◆ Dataset ◆
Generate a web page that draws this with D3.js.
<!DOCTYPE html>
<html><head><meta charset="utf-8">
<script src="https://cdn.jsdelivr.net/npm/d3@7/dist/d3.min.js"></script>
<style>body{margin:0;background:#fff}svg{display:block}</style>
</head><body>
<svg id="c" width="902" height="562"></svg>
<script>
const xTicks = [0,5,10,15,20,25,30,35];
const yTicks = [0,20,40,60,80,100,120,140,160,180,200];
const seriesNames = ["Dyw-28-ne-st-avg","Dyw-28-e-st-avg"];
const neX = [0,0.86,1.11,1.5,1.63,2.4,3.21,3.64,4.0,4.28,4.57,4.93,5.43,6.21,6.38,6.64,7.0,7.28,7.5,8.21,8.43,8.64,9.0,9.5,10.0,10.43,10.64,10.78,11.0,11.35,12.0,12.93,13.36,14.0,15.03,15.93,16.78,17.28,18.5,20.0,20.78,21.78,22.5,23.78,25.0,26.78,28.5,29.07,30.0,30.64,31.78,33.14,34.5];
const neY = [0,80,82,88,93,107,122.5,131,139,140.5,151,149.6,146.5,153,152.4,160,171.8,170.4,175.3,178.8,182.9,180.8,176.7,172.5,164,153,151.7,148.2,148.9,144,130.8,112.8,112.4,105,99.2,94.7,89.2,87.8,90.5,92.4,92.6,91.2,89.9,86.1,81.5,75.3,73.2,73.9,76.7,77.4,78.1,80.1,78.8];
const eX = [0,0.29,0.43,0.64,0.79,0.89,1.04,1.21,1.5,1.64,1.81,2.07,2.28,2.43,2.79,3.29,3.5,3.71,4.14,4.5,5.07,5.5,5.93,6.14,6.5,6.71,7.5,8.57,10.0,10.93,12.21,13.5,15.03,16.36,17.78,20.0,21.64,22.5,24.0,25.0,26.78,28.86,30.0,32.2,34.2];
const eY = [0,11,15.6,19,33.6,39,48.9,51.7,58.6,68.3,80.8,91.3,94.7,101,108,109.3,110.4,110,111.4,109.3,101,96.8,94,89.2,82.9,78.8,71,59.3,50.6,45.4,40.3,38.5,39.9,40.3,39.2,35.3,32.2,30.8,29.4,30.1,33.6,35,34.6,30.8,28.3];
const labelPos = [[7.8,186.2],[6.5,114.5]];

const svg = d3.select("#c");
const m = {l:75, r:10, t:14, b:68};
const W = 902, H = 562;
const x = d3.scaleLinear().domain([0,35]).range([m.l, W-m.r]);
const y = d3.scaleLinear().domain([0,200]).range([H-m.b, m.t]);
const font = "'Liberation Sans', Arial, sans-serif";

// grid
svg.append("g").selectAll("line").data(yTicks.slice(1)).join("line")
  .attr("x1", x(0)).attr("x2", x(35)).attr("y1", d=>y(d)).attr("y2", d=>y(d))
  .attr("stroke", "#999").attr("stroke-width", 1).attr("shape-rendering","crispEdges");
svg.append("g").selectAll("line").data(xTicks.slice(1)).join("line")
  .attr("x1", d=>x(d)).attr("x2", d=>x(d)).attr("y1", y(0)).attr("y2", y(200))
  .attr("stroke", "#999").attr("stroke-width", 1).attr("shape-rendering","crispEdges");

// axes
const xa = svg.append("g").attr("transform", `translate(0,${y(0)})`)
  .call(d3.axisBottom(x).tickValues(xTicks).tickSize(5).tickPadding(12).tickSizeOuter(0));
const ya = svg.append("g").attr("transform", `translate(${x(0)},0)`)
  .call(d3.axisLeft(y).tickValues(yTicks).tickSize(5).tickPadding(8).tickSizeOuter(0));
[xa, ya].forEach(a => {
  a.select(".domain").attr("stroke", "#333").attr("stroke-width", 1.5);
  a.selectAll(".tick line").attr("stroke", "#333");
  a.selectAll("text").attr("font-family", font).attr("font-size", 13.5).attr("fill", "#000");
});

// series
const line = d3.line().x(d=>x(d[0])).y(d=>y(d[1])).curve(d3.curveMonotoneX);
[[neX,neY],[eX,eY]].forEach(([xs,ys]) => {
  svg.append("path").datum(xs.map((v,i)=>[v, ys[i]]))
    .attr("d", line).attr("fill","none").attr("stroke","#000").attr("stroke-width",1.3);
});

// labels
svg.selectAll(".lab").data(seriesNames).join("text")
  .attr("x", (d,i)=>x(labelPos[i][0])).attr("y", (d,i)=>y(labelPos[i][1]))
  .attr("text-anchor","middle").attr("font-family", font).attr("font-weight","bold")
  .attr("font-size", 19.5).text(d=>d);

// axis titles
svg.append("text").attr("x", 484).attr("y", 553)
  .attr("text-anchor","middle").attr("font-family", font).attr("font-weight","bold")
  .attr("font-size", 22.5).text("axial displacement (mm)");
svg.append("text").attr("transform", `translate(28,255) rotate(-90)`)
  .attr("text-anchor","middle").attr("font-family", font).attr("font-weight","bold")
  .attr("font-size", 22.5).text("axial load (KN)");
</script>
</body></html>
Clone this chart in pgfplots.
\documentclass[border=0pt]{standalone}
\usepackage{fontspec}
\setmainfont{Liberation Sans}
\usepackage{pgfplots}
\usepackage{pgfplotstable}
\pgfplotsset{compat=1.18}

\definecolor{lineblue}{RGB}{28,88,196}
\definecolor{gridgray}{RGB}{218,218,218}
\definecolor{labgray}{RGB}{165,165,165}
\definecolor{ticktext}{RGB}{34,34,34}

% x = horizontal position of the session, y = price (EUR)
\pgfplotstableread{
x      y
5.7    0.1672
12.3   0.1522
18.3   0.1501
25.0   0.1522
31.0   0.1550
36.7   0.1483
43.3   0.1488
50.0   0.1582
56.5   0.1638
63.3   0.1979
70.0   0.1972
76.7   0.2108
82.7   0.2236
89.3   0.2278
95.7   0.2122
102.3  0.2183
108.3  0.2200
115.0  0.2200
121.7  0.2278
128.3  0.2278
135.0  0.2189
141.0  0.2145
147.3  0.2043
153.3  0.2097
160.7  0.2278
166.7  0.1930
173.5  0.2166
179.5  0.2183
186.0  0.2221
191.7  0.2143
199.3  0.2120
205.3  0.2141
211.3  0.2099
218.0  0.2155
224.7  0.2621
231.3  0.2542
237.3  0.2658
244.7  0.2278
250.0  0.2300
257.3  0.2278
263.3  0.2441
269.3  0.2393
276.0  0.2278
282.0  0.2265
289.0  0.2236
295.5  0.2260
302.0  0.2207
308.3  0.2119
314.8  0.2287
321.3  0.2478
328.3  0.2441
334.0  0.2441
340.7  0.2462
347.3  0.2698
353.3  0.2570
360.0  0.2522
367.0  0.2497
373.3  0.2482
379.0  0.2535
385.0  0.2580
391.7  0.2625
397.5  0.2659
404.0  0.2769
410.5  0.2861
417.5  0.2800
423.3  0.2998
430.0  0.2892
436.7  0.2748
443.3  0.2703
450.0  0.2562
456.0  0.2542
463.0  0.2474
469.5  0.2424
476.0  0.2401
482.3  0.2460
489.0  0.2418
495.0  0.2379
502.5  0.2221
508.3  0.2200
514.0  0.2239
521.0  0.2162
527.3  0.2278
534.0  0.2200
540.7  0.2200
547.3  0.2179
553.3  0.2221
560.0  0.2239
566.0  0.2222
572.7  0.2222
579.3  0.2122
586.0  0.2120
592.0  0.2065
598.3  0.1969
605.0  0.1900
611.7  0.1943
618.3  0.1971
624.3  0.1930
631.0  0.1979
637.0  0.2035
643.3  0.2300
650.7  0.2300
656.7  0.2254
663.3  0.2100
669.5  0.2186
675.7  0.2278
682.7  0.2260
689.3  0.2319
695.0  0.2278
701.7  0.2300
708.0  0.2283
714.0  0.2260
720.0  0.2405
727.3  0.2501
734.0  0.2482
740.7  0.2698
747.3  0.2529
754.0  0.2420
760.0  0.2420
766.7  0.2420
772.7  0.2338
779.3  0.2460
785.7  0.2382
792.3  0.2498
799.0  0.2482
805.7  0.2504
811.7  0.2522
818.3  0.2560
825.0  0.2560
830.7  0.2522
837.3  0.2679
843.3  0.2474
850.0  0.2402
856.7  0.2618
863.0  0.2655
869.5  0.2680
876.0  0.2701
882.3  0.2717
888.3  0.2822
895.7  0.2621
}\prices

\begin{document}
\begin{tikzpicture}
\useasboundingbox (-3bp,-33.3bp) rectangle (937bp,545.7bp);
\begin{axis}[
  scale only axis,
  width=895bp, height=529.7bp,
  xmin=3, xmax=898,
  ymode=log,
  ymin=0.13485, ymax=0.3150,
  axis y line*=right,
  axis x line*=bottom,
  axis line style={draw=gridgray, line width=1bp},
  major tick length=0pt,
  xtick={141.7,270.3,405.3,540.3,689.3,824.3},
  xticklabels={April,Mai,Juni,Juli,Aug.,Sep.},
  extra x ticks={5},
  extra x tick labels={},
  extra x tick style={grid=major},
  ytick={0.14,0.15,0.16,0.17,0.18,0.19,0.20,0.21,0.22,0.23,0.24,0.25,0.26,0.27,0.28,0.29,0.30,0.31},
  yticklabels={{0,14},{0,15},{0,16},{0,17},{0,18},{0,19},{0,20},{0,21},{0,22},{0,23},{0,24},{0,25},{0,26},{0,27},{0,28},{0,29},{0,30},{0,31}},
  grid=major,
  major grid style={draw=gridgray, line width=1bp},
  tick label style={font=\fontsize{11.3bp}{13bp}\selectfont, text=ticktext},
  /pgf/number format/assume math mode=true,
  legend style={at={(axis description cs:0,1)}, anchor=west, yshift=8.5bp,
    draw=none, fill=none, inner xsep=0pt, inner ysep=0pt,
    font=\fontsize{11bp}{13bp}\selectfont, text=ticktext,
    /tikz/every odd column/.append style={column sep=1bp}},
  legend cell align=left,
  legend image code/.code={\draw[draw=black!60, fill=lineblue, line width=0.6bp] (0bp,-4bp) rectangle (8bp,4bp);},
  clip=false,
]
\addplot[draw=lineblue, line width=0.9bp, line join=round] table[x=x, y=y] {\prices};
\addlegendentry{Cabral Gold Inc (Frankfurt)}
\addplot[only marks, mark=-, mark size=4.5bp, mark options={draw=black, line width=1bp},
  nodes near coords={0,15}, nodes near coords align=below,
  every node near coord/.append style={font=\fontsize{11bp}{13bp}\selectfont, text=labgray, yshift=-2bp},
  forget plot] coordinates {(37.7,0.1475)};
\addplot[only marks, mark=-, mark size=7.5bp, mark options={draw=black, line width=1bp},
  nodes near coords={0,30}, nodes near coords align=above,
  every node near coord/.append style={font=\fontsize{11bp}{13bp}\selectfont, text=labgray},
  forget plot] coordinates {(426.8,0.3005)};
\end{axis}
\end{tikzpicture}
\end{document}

◆ Task description ◆
Copy out every line with the word "this".

◆ Result below ◆
Generate a web page that draws this with D3.js.
Clone this chart in pgfplots.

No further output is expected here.